De jacht op Karadzic
Radovan Karadzic de andere grote politieke leider, maar dan van de Bosnische Serviërs, wist lang uit handen te blijven van het tribunaal. Er waren al boeken en films over de zoektocht naar de man verschenen voordat hij uiteindelijk in 2008 werd opgepakt in Belgrado.
Karadzic leefde daar al jaren een teruggetrokken bestaan als alternatieve genezer. Hij werd na een lang proces in 2016 veroordeeld tot 40 jaar cel onder andere voor genocide in Srebrenica. Zijn hoger beroep loopt nog en zal worden afgehandeld door een speciale opvolger van het tribunaal.
Ook Ratko Mladic, de militaire man die verantwoordelijk wordt gehouden voor veel misdaden waaronder die in Srebrenica werd in 2011 uitgeleverd. In november 2017 kreeg hij levenslang. Ook zijn hoger beroep loopt nog.
Volgens Thijs Bouwknegt, onderzoeker bij het NIOD (Instituut voor Oorlogs-, holocaust-, en genocidestudies), klinkt het misschien simpel en niet spannend wat het tribunaal heeft gedaan, maar juist omdat het om internationale misdrijven als genocide gaat, is het wel belangrijk. "Het tribunaal heeft het gat van straffeloosheid voor de meeste ernstige misdrijven tegen de menselijkheid gedicht."
'Niet onafhankelijk'
Het werk van het Joegoslaviëtribunaal gaat nu verder in de regio, in speciale rechtbanken in Bosnië, Kroatië en Servië. In Belgrado loopt op dit moment de Kravica-Srebrenica zaak, waarin acht mannen terechtstaan voor het vermoorden van 1313 Bosnische moslims in een loods vlakbij Srebrenica op 13 juli 1995. Dit zijn de mannen die ervan worden verdacht dat ze de orders van Ratko Mladic hebben uitgevoerd.

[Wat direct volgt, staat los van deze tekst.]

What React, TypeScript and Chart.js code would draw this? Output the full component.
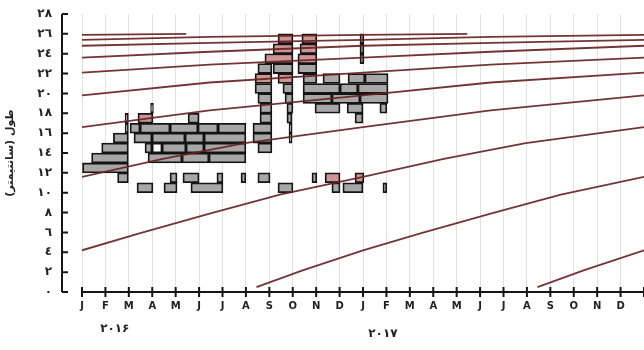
import React, { useEffect, useRef } from 'react';
import { Chart, registerables } from 'chart.js';

Chart.register(...registerables);

// ---------- data ----------
const MONTH_LABELS = ['J', 'F', 'M', 'A', 'M', 'J', 'J', 'A', 'S', 'O', 'N', 'D',
  'J', 'F', 'M', 'A', 'M', 'J', 'J', 'A', 'S', 'O', 'N', 'D', ''];
const Y_TICKS = [0, 2, 4, 6, 8, 10, 12, 14, 16, 18, 20, 22, 24, 26, 28];
const Y_TICK_LABELS = ['٠', '٢', '٤', '٦', '٨', '١٠', '١٢', '١٤', '١٦', '١٨', '٢٠', '٢٢', '٢٤', '٢٦', '٢٨'];
const Y_TITLE = 'طول (سانتیمتر)\u200F';
const YEAR_LABELS = ['٢٠١۶', '٢٠١٧'];
const YEAR_ANCHOR_MONTH = [1.4, 12.85];

// growth curve: length at age (months since recruitment)
const AGE_MONTHS = [0, 2, 4.55, 7, 10, 13, 16.55, 20, 23.5, 28.55, 34, 40.55, 46, 52.55, 58, 64.55, 70, 76.55, 82, 88.55, 94, 100.55, 105];
const LENGTH_CM = [0.5, 2.2, 4.2, 5.9, 7.9, 9.8, 11.6, 13.4, 15.0, 16.6, 18.3, 19.8, 21.1, 22.1, 22.9, 23.6, 24.2, 24.8, 25.1, 25.4, 25.7, 25.9, 26.0];
// cohort recruitment month (0 = Jan 2016)
const COHORT_BIRTH = [19.45, 7.45, -4.55, -16.55, -28.55, -40.55, -52.55, -64.55, -76.55, -88.55, -100.55];

// length-frequency boxes: [length class lower bound, start month, end month]
const GRAY_BOXES: [number, number, number][] = [
  [11, 1.52, 1.98], [12, 0.0, 1.98], [13, 0.41, 1.98], [14, 0.84, 1.98], [15, 1.34, 1.98], [16, 1.84, 1.98],
  [18, 2.93, 3.05], [17, 4.53, 5.0],
  [16, 2.05, 2.48], [16, 2.48, 3.76], [16, 3.76, 4.95], [16, 4.95, 5.81], [16, 5.81, 7.0],
  [15, 2.22, 2.99], [15, 2.99, 4.4], [15, 4.4, 5.21], [15, 5.21, 7.0],
  [14, 2.69, 2.99], [14, 3.42, 4.44], [14, 4.44, 5.21], [14, 5.21, 7.0],
  [13, 2.82, 4.27], [13, 4.27, 5.42], [13, 5.42, 7.0],
  [11, 3.76, 4.06], [11, 4.31, 5.0], [11, 5.76, 6.02], [11, 6.79, 7.0], [11, 7.51, 8.03], [11, 9.82, 10.03],
  [10, 2.35, 3.03], [10, 3.5, 4.06], [10, 4.65, 6.02], [10, 8.37, 9.01], [10, 10.67, 11.02], [10, 11.14, 12.0], [10, 12.85, 13.02],
  [22, 7.51, 8.11], [22, 8.16, 9.01], [22, 9.22, 10.03],
  [21, 9.44, 10.03],
  [20, 7.39, 8.11], [20, 8.58, 9.01],
  [19, 7.51, 8.11], [19, 8.67, 9.01],
  [18, 7.6, 8.11], [18, 8.75, 9.01],
  [17, 7.6, 8.11], [17, 8.75, 8.97],
  [16, 7.3, 8.11], [16, 8.84, 8.97],
  [15, 7.3, 8.11], [15, 8.84, 8.97],
  [14, 7.51, 8.11],
  [21, 10.29, 11.02], [21, 11.36, 12.08], [21, 12.08, 13.07],
  [20, 9.44, 11.02], [20, 11.02, 11.78], [20, 11.78, 13.07],
  [19, 9.44, 10.67], [19, 10.67, 11.87], [19, 11.87, 13.07],
  [18, 9.95, 11.02], [18, 11.32, 12.0], [18, 12.72, 13.02],
  [17, 11.66, 12.0],
  [23, 11.87, 12.04],
];
const PINK_BOXES: [number, number, number][] = [
  [17, 1.84, 1.98], [17, 2.39, 3.03],
  [25, 8.37, 9.01], [25, 9.39, 10.03],
  [24, 8.16, 9.01], [24, 9.31, 10.03],
  [23, 7.81, 9.01], [23, 9.22, 10.03],
  [21, 7.39, 8.11], [21, 8.37, 9.01],
  [11, 10.38, 11.02], [11, 11.66, 12.04],
  [25, 11.87, 12.04], [24, 11.87, 12.04],
];
const WHITE_BOXES: [number, number, number][] = [
  [14, 2.99, 3.42],
];

// ---------- styles ----------
const FONT = '"DejaVu Sans", sans-serif';
const Y_AXIS_GAP = 20;

const toBars = (boxes: [number, number, number][]) =>
  boxes.map(([bin, s, e]) => ({ y: bin + 0.5, x: [s, e] }));

const axesPlugin = {
  id: 'customAxes',
  afterDraw(chart: any) {
    const { ctx, chartArea, scales } = chart;
    const xs = scales.x;
    const ys = scales.y;
    ctx.save();
    ctx.strokeStyle = '#151515';
    ctx.lineWidth = 2;
    const ax = chartArea.left - Y_AXIS_GAP;
    const y0 = ys.getPixelForValue(0);
    ctx.beginPath();
    ctx.moveTo(ax, ys.getPixelForValue(Y_TICKS[Y_TICKS.length - 1]));
    ctx.lineTo(ax, y0);
    Y_TICKS.forEach((v) => {
      const py = ys.getPixelForValue(v);
      ctx.moveTo(ax, py);
      ctx.lineTo(ax + 6, py);
    });
    ctx.moveTo(xs.getPixelForValue(0), y0);
    ctx.lineTo(chartArea.right, y0);
    MONTH_LABELS.forEach((_, i) => {
      const px = xs.getPixelForValue(i);
      ctx.moveTo(px, y0 - 5);
      ctx.lineTo(px, y0 + 5);
    });
    ctx.stroke();
    ctx.fillStyle = '#222';
    ctx.font = 'bold 12px ' + FONT;
    ctx.textAlign = 'center';
    ctx.textBaseline = 'middle';
    ctx.fillText(YEAR_LABELS[0], xs.getPixelForValue(YEAR_ANCHOR_MONTH[0]), 329);
    ctx.fillText(YEAR_LABELS[1], xs.getPixelForValue(YEAR_ANCHOR_MONTH[1]), 334);
    ctx.restore();
  },
};

export default function App() {
  const ref = useRef<HTMLCanvasElement>(null);
  useEffect(() => {
    document.body.style.margin = '0';
    const lineSets = COHORT_BIRTH.map((birth) => ({
      type: 'line' as const,
      indexAxis: 'x' as const,
      data: AGE_MONTHS.map((a, j) => ({ x: birth + a, y: LENGTH_CM[j] })),
      borderColor: 'rgba(105, 35, 35, 0.92)',
      borderWidth: 1.8,
      pointRadius: 0,
      tension: 0,
      fill: false,
      order: 0,
    }));
    const barBase = {
      type: 'bar' as const,
      indexAxis: 'y' as const,
      grouped: false,
      categoryPercentage: 1,
      barPercentage: 1,
      borderColor: '#141414',
      borderWidth: 1.8,
      borderSkipped: false,
      order: 1,
    };
    const chart = new Chart(ref.current!, {
      type: 'bar',
      data: {
        datasets: [
          ...lineSets,
          { ...barBase, data: toBars(GRAY_BOXES), backgroundColor: '#a7a7a7' },
          { ...barBase, data: toBars(PINK_BOXES), backgroundColor: '#cf9494' },
          { ...barBase, data: toBars(WHITE_BOXES), backgroundColor: '#ffffff' },
        ] as any,
      },
      options: {
        responsive: false,
        animation: false,
        events: [],
        indexAxis: 'y',
        layout: { padding: { top: 14, left: 0, right: 0, bottom: 0 } },
        plugins: { legend: { display: false }, tooltip: { enabled: false } },
        scales: {
          x: {
            type: 'linear',
            min: 0,
            max: 24,
            offset: false,
            afterFit: (s: any) => { s.height = 58; s.paddingLeft = 0; s.paddingRight = 0; },
            ticks: {
              stepSize: 1,
              autoSkip: false,
              maxRotation: 0,
              padding: 8,
              color: '#222',
              font: { family: FONT, size: 10, weight: 'bold' },
              callback: (v: any) => MONTH_LABELS[v] ?? '',
            },
            grid: { color: '#e2e2e2', lineWidth: 1, drawTicks: false, offset: false },
            border: { display: false },
          },
          y: {
            type: 'linear',
            min: 0,
            max: 28,
            offset: false,
            afterFit: (s: any) => { s.width = 82; s.paddingTop = 0; s.paddingBottom = 0; },
            ticks: {
              stepSize: 2,
              autoSkip: false,
              padding: 30,
              color: '#222',
              font: { family: FONT, size: 12, weight: 'bold' },
              callback: (v: any) => Y_TICK_LABELS[Y_TICKS.indexOf(v)] ?? '',
            },
            grid: { display: false, drawTicks: false, offset: false },
            border: { display: false },
            title: {
              display: true,
              text: Y_TITLE,
              color: '#222',
              font: { family: FONT, size: 11, weight: 'bold' },
              padding: { top: 4, bottom: 0 },
            },
          },
        },
      } as any,
      plugins: [axesPlugin],
    });
    return () => chart.destroy();
  }, []);
  return (
    <div style={{ width: 644, height: 350 }}>
      <canvas ref={ref} width={644} height={350} />
    </div>
  );
}
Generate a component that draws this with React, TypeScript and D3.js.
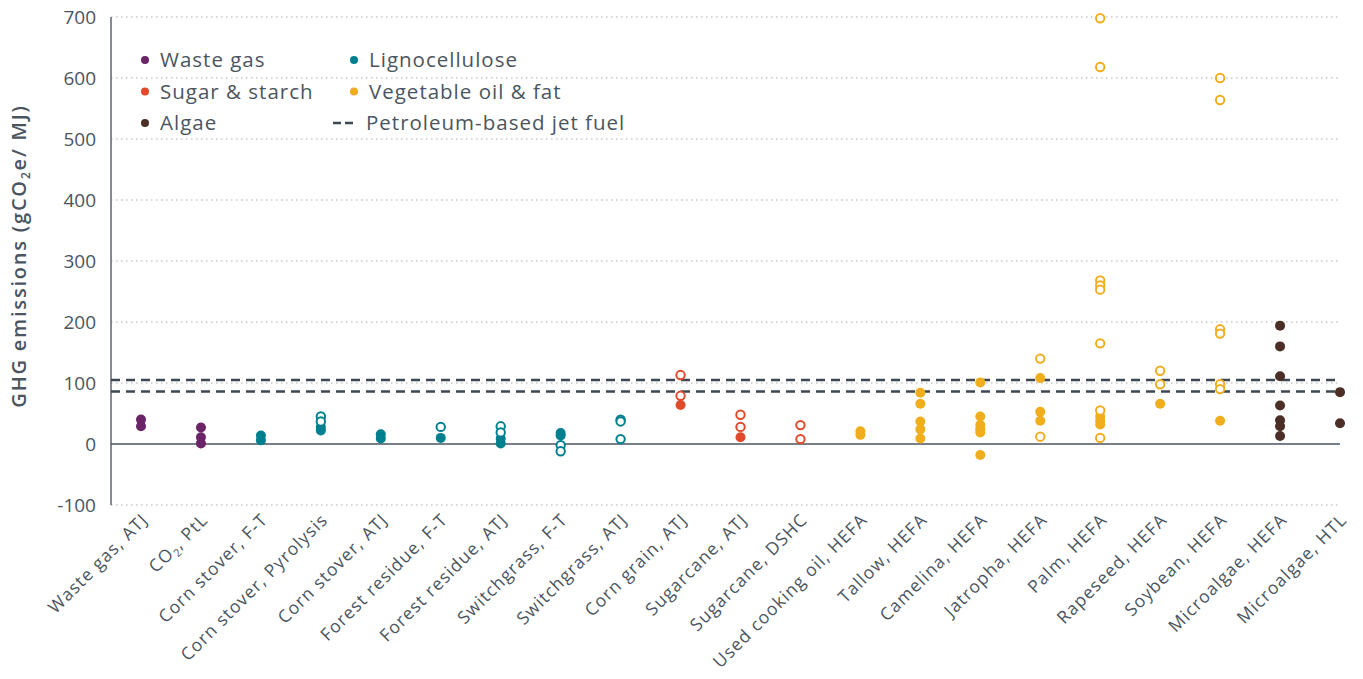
import React from "react";
import * as d3 from "d3";

const categories = [
  "Waste gas, ATJ", "CO2, PtL", "Corn stover, F-T", "Corn stover, Pyrolysis", "Corn stover, ATJ",
  "Forest residue, F-T", "Forest residue, ATJ", "Switchgrass, F-T", "Switchgrass, ATJ", "Corn grain, ATJ",
  "Sugarcane, ATJ", "Sugarcane, DSHC", "Used cooking oil, HEFA", "Tallow, HEFA", "Camelina, HEFA",
  "Jatropha, HEFA", "Palm, HEFA", "Rapeseed, HEFA", "Soybean, HEFA", "Microalgae, HEFA", "Microalgae, HTL",
];
const groupOf = [
  "Waste gas", "Waste gas", "Lignocellulose", "Lignocellulose", "Lignocellulose",
  "Lignocellulose", "Lignocellulose", "Lignocellulose", "Lignocellulose", "Sugar & starch",
  "Sugar & starch", "Sugar & starch", "Vegetable oil & fat", "Vegetable oil & fat", "Vegetable oil & fat",
  "Vegetable oil & fat", "Vegetable oil & fat", "Vegetable oil & fat", "Vegetable oil & fat", "Algae", "Algae",
];
const filledValues: number[][] = [
  [40, 29], [27, 11, 1], [14, 6], [28, 22], [16, 9],
  [10], [9, 1], [18, 14], [], [64],
  [11], [], [21, 15], [84, 66, 37, 24, 9], [101, 45, 31, 24, 19, -18],
  [108, 53, 38], [45, 38, 32], [66], [38], [194, 160, 111, 63, 39, 29, 13], [85, 34],
];
const openValues: number[][] = [
  [], [], [], [45, 37], [],
  [28], [29, 19], [-2, -12], [40, 37, 8], [113, 79],
  [48, 28], [31, 8], [], [], [],
  [140, 12], [698, 618, 268, 260, 253, 165, 55, 10], [120, 98], [600, 564, 188, 181, 98, 90], [], [],
];
const petroleumJetFuel = [86, 105];
const yTicks = [-100, 0, 100, 200, 300, 400, 500, 600, 700];
const groups = ["Waste gas", "Lignocellulose", "Sugar & starch", "Vegetable oil & fat", "Algae"];
const groupColors = ["#6b2468", "#00808f", "#e04a2b", "#f0ae1e", "#4b2f26"];

const W = 1363, H = 679;
const textColor = "#4a5560";
const font = "'Open Sans', sans-serif";

function Label({ text }: { text: string }) {
  if (text.startsWith("CO2")) {
    return (<>CO<tspan fontSize="11" dy="4">2</tspan><tspan dy="-4">{text.slice(3)}</tspan></>);
  }
  return <>{text}</>;
}

export default function App() {
  const x = d3.scalePoint<string>().domain(categories).range([141, 1340]);
  const y = d3.scaleLinear().domain([-100, 700]).range([505, 17]);
  const color = d3.scaleOrdinal<string, string>().domain(groups).range(groupColors);
  const cx = (c: string) => x(c) ?? 0;

  const legendItems = [
    { label: "Waste gas", col: 0, row: 0 },
    { label: "Lignocellulose", col: 1, row: 0 },
    { label: "Sugar & starch", col: 0, row: 1 },
    { label: "Vegetable oil & fat", col: 1, row: 1 },
    { label: "Algae", col: 0, row: 2 },
  ];
  const legCol = [145, 354];
  const legRow = (r: number) => 60 + r * 31.5;

  return (
    <svg width={W} height={H} style={{ position: "absolute", left: 0, top: 0, background: "#fff" }} fontFamily={font}>
      {yTicks.map((t) => (
        <g key={t}>
          {t !== 0 && (
            <line x1={111} x2={1340} y1={y(t)} y2={y(t)} stroke="#c8c8c8" strokeWidth={1.3} strokeDasharray="1.5,3.5" />
          )}
          <text x={96} y={y(t)} dy="0.35em" textAnchor="end" fontSize={19} fill={textColor}>{t}</text>
        </g>
      ))}
      <line x1={111} x2={111} y1={y(700)} y2={y(-100)} stroke="#5a6470" strokeWidth={1.5} />
      <line x1={111} x2={1340} y1={y(0)} y2={y(0)} stroke="#4a5560" strokeWidth={1.5} />
      {petroleumJetFuel.map((v) => (
        <line key={v} x1={111} x2={1340} y1={y(v)} y2={y(v)} stroke="#3d4852" strokeWidth={2.5} strokeDasharray="9,6" />
      ))}
      <text transform={`translate(26,${256}) rotate(-90)`} textAnchor="middle" fontSize={20} fontWeight={600} letterSpacing={1.8} fill={textColor}>
        GHG emissions (gCO<tspan fontSize="12" dy="4">2</tspan><tspan dy="-4">e/ MJ)</tspan>
      </text>
      {categories.map((c, i) => (
        <g key={c}>
          {filledValues[i].map((v, j) => (
            <circle key={"f" + j} cx={cx(c)} cy={y(v)} r={5} fill={color(groupOf[i])} />
          ))}
          {openValues[i].map((v, j) => (
            <circle key={"o" + j} cx={cx(c)} cy={y(v)} r={4.2} fill="#fff" stroke={color(groupOf[i])} strokeWidth={2} />
          ))}
          <text transform={`translate(${cx(c) + 8},${521}) rotate(-45)`} textAnchor="end" fontSize={17.5} letterSpacing={1.1} fill={textColor}>
            <Label text={c} />
          </text>
        </g>
      ))}
      {legendItems.map((l) => (
        <g key={l.label}>
          <circle cx={legCol[l.col]} cy={legRow(l.row)} r={4} fill={color(l.label)} />
          <text x={legCol[l.col] + 15} y={legRow(l.row)} dy="0.35em" fontSize={20.5} letterSpacing={1} fill={textColor}>{l.label}</text>
        </g>
      ))}
      <line x1={333} x2={356} y1={legRow(2)} y2={legRow(2)} stroke="#3d4852" strokeWidth={2.5} strokeDasharray="8,4" />
      <text x={366} y={legRow(2)} dy="0.35em" fontSize={20.5} letterSpacing={1} fill={textColor}>Petroleum-based jet fuel</text>
    </svg>
  );
}
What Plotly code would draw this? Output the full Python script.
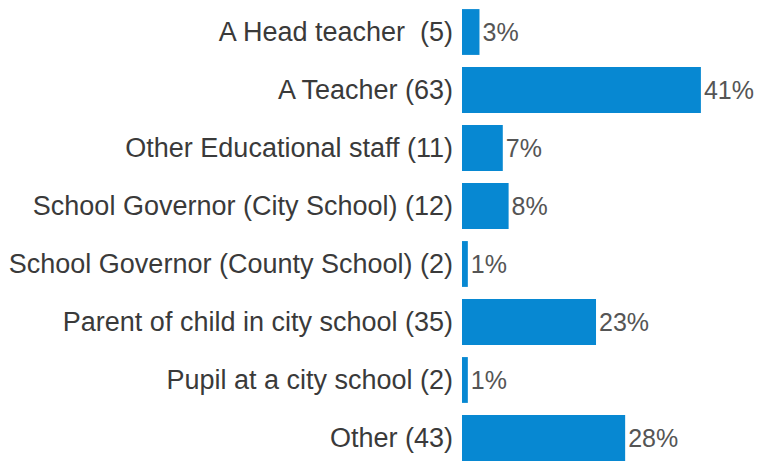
import plotly.graph_objects as go

categories = [
    "A Head teacher  (5)",
    "A Teacher (63)",
    "Other Educational staff (11)",
    "School Governor (City School) (12)",
    "School Governor (County School) (2)",
    "Parent of child in city school (35)",
    "Pupil at a city school (2)",
    "Other (43)",
]
percents = [3, 41, 7, 8, 1, 23, 1, 28]
pct_labels = ["3%", "41%", "7%", "8%", "1%", "23%", "1%", "28%"]

fig = go.Figure(
    go.Bar(
        x=percents,
        y=categories,
        orientation="h",
        marker=dict(color="#0788D2", line=dict(width=0)),
        width=0.79,
        text=pct_labels,
        textposition="outside",
        textfont=dict(family="Liberation Sans, Arial, sans-serif", size=25, color="#555555"),
        cliponaxis=False,
        hoverinfo="skip",
    )
)

fig.update_layout(
    width=758,
    height=462,
    margin=dict(l=462, r=0, t=3, b=0),
    paper_bgcolor="white",
    plot_bgcolor="white",
    showlegend=False,
    font=dict(family="Liberation Sans, Arial, sans-serif", size=27, color="#3a3a3a"),
    xaxis=dict(range=[0, 50.8], visible=False, fixedrange=True),
    yaxis=dict(
        type="category",
        range=[7.414, -0.5],
        showgrid=False,
        zeroline=False,
        showline=False,
        ticks="",
        ticklabelstandoff=8,
        tickfont=dict(size=27, color="#3a3a3a"),
    ),
)

fig.write_html(
    "out.html",
    config={"displayModeBar": False},
    post_script="document.body.style.margin='0';document.body.style.padding='0';",
)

Volgens Balkan-correspondent Mitra Nazar zijn er veel vertragingen en procedurele obstakels. "Dat komt volgens waarnemers omdat de politieke wil ontbreekt en rechters niet onafhankelijk zijn. In Servië was er weinig vertrouwen in het Joegoslaviëtribunaal, er is weinig aandacht en interesse voor oorlogsmisdaden-zaken. Het feit dat er überhaupt zaken lopen, is al heel wat".